For most horror fans, THE BELKO EXPERIMENT will warrant comparisons to BATTLE ROYALE and THE MIST, and in the case of the former, Orion/BH Tilt seem to be embracing the label.
To be honest, Greg McLean’s THE BELKO EXPERIMENT would really, supremely need to drop the ball in order for it to get on my bad side. A longtime fan of writer James Gunn (especially his gonzo SUPER), the buzz on BELKO from production onward posited the kind of ultraviolent film that lives in the space between harrowing and absurd that I so cherished in my youth. Yet I don’t think I could have imagined just how well BELKO would deliver the goods, offering an absolutely batshit insane and intense experience with the biggest on-screen body count outside of the action/war genre. It’s a fantastic showcase for both McLean and Gunn outside of their respective career paths, and one that- at the very least, creatively- continues Blumhouse’s cinematic hot streak as of late.
THE BELKO EXPERIMENT is a fairly simplistic project in nature: Belko Industries, a company that outsources American workers in countries ostensibly around the world, unexpectedly ramps up their security at one of their South American locations, sending local employees home while thoroughly vetting the remaining employees. Shortly after the work day begins, a mysterious voice appears on their office building’s loudspeaker, commanding the employees kill three employees in 30 minutes or six will be killed by outside forces. The baffled employees soon see the windows and doors shuttered by indestructible metal doors, and when the voice makes good on its threat, the employees are pitted against one another in a terrifying game of death.

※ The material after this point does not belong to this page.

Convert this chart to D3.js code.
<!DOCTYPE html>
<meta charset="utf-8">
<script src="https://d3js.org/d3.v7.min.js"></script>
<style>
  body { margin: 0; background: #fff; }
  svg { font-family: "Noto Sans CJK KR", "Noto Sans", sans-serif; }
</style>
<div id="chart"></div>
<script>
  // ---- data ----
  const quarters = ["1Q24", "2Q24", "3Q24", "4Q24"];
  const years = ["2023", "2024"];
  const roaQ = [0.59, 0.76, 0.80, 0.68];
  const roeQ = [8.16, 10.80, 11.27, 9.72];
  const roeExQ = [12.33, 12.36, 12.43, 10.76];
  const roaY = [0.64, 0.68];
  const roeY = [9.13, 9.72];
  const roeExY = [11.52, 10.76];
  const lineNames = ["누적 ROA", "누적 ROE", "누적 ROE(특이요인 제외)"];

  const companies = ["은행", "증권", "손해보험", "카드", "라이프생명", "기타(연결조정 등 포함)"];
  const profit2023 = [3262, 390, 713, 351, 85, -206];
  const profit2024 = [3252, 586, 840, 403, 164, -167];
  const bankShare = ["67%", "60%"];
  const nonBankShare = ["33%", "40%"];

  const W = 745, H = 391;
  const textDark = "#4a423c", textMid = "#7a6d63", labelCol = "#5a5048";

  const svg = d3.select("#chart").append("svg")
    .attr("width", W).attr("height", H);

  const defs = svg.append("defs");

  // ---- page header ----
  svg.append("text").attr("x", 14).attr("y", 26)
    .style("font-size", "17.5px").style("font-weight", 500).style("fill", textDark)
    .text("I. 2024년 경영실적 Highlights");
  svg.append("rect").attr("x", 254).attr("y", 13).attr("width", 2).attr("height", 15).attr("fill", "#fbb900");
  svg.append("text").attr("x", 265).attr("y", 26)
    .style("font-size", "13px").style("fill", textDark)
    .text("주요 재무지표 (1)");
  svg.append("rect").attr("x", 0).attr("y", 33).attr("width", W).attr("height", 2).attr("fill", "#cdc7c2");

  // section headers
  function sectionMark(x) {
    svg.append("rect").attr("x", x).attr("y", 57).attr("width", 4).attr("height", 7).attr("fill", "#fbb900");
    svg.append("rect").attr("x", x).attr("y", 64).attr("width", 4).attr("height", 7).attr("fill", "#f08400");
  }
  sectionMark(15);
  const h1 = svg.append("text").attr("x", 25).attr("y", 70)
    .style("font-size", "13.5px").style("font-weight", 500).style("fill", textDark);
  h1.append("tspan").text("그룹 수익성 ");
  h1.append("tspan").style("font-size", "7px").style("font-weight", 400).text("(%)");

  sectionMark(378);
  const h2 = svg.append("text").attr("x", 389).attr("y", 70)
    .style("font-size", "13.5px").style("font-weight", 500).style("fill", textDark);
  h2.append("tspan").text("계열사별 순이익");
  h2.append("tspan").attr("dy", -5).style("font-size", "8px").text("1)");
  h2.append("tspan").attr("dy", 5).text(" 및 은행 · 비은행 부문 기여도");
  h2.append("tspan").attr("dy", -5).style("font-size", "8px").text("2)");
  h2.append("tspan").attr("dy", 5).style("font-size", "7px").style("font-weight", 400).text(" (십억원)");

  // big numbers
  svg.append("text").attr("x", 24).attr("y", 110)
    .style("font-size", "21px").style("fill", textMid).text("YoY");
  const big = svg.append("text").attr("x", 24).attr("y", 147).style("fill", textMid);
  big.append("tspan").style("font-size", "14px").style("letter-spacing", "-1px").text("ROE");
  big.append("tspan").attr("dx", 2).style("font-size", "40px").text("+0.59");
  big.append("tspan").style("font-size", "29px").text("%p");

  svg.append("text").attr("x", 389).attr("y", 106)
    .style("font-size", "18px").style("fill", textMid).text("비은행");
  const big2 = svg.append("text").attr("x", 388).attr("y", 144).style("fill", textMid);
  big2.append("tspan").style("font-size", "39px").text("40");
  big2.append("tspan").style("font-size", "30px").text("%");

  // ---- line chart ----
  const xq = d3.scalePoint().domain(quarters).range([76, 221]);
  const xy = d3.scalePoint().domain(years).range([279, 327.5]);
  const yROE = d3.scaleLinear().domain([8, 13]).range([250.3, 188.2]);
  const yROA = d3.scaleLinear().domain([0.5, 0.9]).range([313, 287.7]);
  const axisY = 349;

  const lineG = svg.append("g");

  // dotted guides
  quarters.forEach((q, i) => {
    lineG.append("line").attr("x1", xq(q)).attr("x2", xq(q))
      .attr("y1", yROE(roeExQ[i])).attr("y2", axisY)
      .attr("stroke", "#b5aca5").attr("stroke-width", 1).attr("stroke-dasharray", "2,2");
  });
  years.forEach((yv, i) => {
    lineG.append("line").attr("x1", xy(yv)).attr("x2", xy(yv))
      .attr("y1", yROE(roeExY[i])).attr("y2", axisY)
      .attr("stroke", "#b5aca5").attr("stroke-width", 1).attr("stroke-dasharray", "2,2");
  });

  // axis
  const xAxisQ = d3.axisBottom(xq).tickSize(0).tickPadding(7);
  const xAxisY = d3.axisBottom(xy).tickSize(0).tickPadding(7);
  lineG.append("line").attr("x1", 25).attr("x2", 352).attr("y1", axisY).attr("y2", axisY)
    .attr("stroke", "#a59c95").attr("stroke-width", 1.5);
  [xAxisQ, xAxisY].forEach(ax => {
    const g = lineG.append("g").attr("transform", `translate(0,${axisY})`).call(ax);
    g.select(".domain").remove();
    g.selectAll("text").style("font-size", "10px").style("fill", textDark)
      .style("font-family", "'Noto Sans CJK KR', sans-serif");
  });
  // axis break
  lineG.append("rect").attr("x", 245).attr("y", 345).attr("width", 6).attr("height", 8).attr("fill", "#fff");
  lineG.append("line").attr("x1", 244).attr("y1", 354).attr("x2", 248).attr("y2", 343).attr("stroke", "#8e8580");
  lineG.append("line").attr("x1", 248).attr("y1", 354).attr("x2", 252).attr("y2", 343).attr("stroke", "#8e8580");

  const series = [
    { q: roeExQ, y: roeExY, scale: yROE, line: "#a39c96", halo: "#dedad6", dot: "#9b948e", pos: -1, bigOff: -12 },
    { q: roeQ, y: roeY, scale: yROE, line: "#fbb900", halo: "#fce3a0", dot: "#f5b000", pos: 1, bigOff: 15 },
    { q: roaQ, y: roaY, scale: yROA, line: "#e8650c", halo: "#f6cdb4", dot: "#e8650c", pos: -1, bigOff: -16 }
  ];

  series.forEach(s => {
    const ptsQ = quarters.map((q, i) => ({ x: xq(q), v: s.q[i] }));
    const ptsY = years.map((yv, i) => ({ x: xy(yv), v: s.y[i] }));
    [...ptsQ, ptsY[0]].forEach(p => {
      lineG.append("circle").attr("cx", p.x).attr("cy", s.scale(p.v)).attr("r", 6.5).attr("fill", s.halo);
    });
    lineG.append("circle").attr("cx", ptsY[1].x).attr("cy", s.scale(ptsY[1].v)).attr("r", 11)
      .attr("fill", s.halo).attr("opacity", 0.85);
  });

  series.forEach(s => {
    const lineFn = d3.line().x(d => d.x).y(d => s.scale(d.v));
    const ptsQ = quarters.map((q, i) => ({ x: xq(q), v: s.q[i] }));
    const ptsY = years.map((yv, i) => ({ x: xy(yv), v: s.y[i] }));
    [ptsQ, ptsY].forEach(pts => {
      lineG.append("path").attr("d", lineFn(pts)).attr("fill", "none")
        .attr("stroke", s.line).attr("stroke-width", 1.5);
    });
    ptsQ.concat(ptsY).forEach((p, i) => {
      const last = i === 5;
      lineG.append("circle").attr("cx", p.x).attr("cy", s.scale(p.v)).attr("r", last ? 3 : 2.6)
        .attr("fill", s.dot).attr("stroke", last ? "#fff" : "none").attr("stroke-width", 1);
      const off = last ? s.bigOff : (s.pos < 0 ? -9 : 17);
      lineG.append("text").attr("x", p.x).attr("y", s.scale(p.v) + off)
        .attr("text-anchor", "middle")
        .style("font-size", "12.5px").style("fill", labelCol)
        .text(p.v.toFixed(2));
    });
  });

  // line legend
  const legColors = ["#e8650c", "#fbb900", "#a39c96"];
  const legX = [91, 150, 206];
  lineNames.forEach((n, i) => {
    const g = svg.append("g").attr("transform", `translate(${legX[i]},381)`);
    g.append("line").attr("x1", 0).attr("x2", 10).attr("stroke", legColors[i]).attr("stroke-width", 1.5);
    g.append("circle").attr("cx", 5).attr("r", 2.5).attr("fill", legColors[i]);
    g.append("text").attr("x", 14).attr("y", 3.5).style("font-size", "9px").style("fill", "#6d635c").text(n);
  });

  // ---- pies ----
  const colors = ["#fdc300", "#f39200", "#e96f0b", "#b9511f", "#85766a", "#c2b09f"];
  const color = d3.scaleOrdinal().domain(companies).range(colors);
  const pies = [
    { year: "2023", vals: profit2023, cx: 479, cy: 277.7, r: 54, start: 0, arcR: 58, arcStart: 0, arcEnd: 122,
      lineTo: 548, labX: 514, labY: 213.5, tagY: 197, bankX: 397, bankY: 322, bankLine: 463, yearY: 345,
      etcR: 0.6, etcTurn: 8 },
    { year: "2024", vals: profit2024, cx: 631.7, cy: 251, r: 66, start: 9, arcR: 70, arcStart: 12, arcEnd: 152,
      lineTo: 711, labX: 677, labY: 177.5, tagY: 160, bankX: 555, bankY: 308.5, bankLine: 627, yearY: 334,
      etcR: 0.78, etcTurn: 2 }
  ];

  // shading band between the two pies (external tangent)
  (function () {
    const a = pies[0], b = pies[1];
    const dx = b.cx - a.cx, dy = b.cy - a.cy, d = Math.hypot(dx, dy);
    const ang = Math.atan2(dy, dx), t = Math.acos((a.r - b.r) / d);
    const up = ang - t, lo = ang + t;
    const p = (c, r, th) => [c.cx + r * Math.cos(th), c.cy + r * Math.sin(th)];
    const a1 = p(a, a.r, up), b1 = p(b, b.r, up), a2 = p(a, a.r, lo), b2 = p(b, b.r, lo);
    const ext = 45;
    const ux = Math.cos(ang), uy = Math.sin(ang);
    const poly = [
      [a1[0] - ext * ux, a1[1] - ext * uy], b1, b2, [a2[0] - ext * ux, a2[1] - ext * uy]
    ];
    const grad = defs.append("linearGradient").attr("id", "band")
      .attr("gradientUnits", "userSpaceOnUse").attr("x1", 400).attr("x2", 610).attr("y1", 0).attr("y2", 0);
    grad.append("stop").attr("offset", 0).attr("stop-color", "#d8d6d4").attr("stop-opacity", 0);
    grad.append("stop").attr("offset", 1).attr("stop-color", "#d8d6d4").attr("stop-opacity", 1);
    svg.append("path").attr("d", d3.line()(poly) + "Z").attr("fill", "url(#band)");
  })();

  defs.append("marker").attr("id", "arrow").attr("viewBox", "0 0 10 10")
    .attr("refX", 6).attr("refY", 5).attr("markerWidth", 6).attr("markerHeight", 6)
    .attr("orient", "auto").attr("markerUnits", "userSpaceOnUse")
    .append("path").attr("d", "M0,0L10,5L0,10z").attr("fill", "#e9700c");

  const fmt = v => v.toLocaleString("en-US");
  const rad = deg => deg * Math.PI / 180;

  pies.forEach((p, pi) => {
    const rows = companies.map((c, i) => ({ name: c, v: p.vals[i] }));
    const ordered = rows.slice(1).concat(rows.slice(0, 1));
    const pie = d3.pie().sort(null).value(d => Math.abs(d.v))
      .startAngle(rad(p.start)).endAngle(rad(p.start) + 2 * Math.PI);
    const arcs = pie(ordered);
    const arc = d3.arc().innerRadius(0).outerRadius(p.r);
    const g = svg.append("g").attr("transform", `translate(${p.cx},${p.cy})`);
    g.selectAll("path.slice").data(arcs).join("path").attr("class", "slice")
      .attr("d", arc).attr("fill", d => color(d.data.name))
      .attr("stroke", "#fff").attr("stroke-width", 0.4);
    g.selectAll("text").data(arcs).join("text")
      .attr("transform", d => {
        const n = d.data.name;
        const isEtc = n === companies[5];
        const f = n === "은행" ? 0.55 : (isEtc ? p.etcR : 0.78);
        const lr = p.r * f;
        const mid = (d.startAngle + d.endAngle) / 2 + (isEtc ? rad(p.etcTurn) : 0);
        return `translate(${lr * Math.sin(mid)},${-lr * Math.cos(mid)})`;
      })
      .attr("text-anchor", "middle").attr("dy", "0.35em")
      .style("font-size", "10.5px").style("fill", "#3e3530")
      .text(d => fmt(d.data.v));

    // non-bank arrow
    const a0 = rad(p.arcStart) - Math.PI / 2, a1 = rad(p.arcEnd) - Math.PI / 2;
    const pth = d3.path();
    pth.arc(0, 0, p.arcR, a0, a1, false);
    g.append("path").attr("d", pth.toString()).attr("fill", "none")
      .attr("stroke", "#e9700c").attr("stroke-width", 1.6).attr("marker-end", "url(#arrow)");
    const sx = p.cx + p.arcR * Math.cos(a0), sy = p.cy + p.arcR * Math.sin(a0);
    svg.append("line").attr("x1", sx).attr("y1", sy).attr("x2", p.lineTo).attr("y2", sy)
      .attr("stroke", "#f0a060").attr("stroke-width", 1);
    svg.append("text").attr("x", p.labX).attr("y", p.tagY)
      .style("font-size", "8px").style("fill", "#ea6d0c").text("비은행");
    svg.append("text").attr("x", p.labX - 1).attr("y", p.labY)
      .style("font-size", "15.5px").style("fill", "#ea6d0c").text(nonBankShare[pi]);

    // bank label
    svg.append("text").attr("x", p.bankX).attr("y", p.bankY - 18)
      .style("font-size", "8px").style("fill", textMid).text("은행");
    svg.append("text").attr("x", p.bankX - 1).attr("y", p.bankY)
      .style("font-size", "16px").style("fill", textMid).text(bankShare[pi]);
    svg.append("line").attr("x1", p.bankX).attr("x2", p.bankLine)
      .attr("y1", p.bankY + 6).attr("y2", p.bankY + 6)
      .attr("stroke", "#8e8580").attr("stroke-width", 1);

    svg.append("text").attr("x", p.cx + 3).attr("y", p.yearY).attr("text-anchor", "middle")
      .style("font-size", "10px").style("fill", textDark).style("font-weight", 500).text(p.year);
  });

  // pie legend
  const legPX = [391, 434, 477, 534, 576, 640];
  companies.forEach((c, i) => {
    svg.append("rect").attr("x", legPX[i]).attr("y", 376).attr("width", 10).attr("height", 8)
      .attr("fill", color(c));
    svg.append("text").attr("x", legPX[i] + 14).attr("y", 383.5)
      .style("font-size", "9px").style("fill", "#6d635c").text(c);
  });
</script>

For most horror fans, THE BELKO EXPERIMENT will warrant comparisons to BATTLE ROYALE and THE MIST, and in the case of the former, Orion/BH Tilt seem to be embracing the label. As they should, because THE BELKO EXPERIMENT does not pull its punches, and in every department where BATTLE ROYALE excelled, THE BELKO EXPERIMENT matches its move, whether it be with the plentiful gore, the sardonic humor, the colorful rogue’s gallery of characters, or the inventive ways in which people are disposed of. And while THE BELKO EXPERIMENT does have a fair share of heavy moments, especially around the mid-point of the film, the film mostly plants its feet in the realm of fun, genre movie territory; you get as much out of watching the heroes attempting to be resourceful and subversive as you do watch the villains go from good-natured employees with families and friends to full-on murderous monsters.
Perhaps what most keeps THE BELKO EXPERIMENT so exciting and insane is the rate of escalation, and how it affects each individual character. Of course, we get the obvious office pricks, creeps, and lackeys, but as this lean, mean flick counts down the clock, the stakes rise, desperation sets in, and we get a lot of genuine surprises in terms of the character arcs. When the tension finally boils over, the results are brutal: the violence here, while sometimes over-the-top, is never presented as anything but real, with executions, dismemberment, and head-explosions all presented in its graphic glory. In fact, in the film’s most intense and harrowing scene, McLean implements a Spanish version of “California Dreamin’” to horrifying use as things go absolutely haywire. On that note, it should be said that, while Gunn’s influence bleeds through every frame, kudos goes out to McLean, who offers a side of his directorial repertoire that we haven’t seen before: something much less serious than WOLF CREEK and ROGUE, but much more frenetic and chaotic than THE DARKNESS.
That said, THE BELKO EXPERIMENT is able to toe a tonal line thanks to a sharp, daring script and an incredible, diverse cast. John Gallagher Jr. continues to prove he’s one of the most promising talents in the genre with an emotionally-driven performance, while Adria Arjona also builds on her rising star with a role that’s a bit more complicated than one might initially think. Tony Goldwyn also impresses with the main antagonist role, undergoing an emotional transformation that will remind audiences just how versatile the underrated filmmaker/actor can be. And then there are myriad memorable turns throughout the film, from John C. McGinley’s sadistic performance as a low-level boss-gone-bad, a humbled twist from Michael Rooker, comically potent performances from Josh Brener, David Del Rio and Sean Gunn, and a phenomenally subtle turn from Melonie Diaz. There’s also a fantastic cameo from a James Gunn regular, although his yet-to-be-publicized appearance is too good to spoil here.
All in all, THE BELKO EXPERIMENT is the rare type of horror film that’s guaranteed to please gorehounds, horror-comedy lovers, and fans of cerebral genre flicks alike. The producers and distributors are taking a bold risk in letting this film unroll mostly unfettered, giving McLean a chance to spread his directorial wings while indulging the wilder, wicked side of James Gunn’s imagination. It’s an incredibly fun and twisted flick, and should its particular brand of madness catch on with audiences outside of horror enthusiasts, this writer hopes further experiments are in order for BELKO.